Charts and diagrams as code:
* * *
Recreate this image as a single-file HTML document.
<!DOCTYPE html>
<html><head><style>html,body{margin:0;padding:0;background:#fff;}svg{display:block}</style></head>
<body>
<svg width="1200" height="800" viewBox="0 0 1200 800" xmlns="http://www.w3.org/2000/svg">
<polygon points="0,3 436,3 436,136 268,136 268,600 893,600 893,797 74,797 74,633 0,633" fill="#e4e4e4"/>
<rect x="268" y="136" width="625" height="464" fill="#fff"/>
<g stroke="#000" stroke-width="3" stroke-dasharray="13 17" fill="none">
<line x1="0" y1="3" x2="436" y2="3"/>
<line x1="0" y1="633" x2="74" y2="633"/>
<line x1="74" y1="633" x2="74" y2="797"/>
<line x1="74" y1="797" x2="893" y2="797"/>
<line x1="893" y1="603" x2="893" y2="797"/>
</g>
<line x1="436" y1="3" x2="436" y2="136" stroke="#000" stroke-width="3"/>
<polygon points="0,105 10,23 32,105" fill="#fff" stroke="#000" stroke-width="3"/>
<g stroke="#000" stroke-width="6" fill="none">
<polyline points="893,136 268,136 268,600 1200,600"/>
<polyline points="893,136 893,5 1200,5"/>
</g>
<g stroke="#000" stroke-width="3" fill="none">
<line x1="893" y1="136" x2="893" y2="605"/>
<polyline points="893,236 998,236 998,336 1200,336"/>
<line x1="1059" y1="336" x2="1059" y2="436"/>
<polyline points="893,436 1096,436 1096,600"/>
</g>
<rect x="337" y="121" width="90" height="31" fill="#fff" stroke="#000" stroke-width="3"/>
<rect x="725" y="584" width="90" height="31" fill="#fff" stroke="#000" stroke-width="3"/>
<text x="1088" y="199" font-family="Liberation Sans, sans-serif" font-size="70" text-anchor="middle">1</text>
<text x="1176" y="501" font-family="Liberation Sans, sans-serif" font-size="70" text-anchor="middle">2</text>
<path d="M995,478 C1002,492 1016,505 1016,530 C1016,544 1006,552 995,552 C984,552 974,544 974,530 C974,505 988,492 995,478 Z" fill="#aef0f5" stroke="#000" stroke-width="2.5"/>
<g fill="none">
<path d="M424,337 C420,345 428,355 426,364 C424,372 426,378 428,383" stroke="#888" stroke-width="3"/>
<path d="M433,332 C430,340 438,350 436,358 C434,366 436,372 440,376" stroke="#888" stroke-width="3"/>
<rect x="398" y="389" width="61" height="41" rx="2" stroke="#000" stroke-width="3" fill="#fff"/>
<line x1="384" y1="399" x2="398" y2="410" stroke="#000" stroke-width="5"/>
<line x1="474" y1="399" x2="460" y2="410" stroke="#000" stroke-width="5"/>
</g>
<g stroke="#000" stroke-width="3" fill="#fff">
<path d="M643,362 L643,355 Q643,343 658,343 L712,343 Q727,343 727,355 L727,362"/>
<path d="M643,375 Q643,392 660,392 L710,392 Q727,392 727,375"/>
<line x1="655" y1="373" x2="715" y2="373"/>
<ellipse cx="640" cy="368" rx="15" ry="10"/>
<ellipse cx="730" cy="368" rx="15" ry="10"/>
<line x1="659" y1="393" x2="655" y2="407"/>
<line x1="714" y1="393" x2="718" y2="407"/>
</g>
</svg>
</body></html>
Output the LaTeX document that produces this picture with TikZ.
* * *
#### WORK REQUIRED:
Your task is to transcribe the material exactly.

#### EXERCISE RESULT:
Recreate this image as a single-file HTML document.
<!DOCTYPE html>
<html><head><style>html,body{margin:0;padding:0;background:#fff;}svg{display:block}</style></head>
<body>
<svg width="1200" height="800" viewBox="0 0 1200 800" xmlns="http://www.w3.org/2000/svg">
<polygon points="0,3 436,3 436,136 268,136 268,600 893,600 893,797 74,797 74,633 0,633" fill="#e4e4e4"/>
<rect x="268" y="136" width="625" height="464" fill="#fff"/>
<g stroke="#000" stroke-width="3" stroke-dasharray="13 17" fill="none">
<line x1="0" y1="3" x2="436" y2="3"/>
<line x1="0" y1="633" x2="74" y2="633"/>
<line x1="74" y1="633" x2="74" y2="797"/>
<line x1="74" y1="797" x2="893" y2="797"/>
<line x1="893" y1="603" x2="893" y2="797"/>
</g>
<line x1="436" y1="3" x2="436" y2="136" stroke="#000" stroke-width="3"/>
<polygon points="0,105 10,23 32,105" fill="#fff" stroke="#000" stroke-width="3"/>
<g stroke="#000" stroke-width="6" fill="none">
<polyline points="893,136 268,136 268,600 1200,600"/>
<polyline points="893,136 893,5 1200,5"/>
</g>
<g stroke="#000" stroke-width="3" fill="none">
<line x1="893" y1="136" x2="893" y2="605"/>
<polyline points="893,236 998,236 998,336 1200,336"/>
<line x1="1059" y1="336" x2="1059" y2="436"/>
<polyline points="893,436 1096,436 1096,600"/>
</g>
<rect x="337" y="121" width="90" height="31" fill="#fff" stroke="#000" stroke-width="3"/>
<rect x="725" y="584" width="90" height="31" fill="#fff" stroke="#000" stroke-width="3"/>
<text x="1088" y="199" font-family="Liberation Sans, sans-serif" font-size="70" text-anchor="middle">1</text>
<text x="1176" y="501" font-family="Liberation Sans, sans-serif" font-size="70" text-anchor="middle">2</text>
<path d="M995,478 C1002,492 1016,505 1016,530 C1016,544 1006,552 995,552 C984,552 974,544 974,530 C974,505 988,492 995,478 Z" fill="#aef0f5" stroke="#000" stroke-width="2.5"/>
<g fill="none">
<path d="M424,337 C420,345 428,355 426,364 C424,372 426,378 428,383" stroke="#888" stroke-width="3"/>
<path d="M433,332 C430,340 438,350 436,358 C434,366 436,372 440,376" stroke="#888" stroke-width="3"/>
<rect x="398" y="389" width="61" height="41" rx="2" stroke="#000" stroke-width="3" fill="#fff"/>
<line x1="384" y1="399" x2="398" y2="410" stroke="#000" stroke-width="5"/>
<line x1="474" y1="399" x2="460" y2="410" stroke="#000" stroke-width="5"/>
</g>
<g stroke="#000" stroke-width="3" fill="#fff">
<path d="M643,362 L643,355 Q643,343 658,343 L712,343 Q727,343 727,355 L727,362"/>
<path d="M643,375 Q643,392 660,392 L710,392 Q727,392 727,375"/>
<line x1="655" y1="373" x2="715" y2="373"/>
<ellipse cx="640" cy="368" rx="15" ry="10"/>
<ellipse cx="730" cy="368" rx="15" ry="10"/>
<line x1="659" y1="393" x2="655" y2="407"/>
<line x1="714" y1="393" x2="718" y2="407"/>
</g>
</svg>
</body></html>
Output the LaTeX document that produces this picture with TikZ.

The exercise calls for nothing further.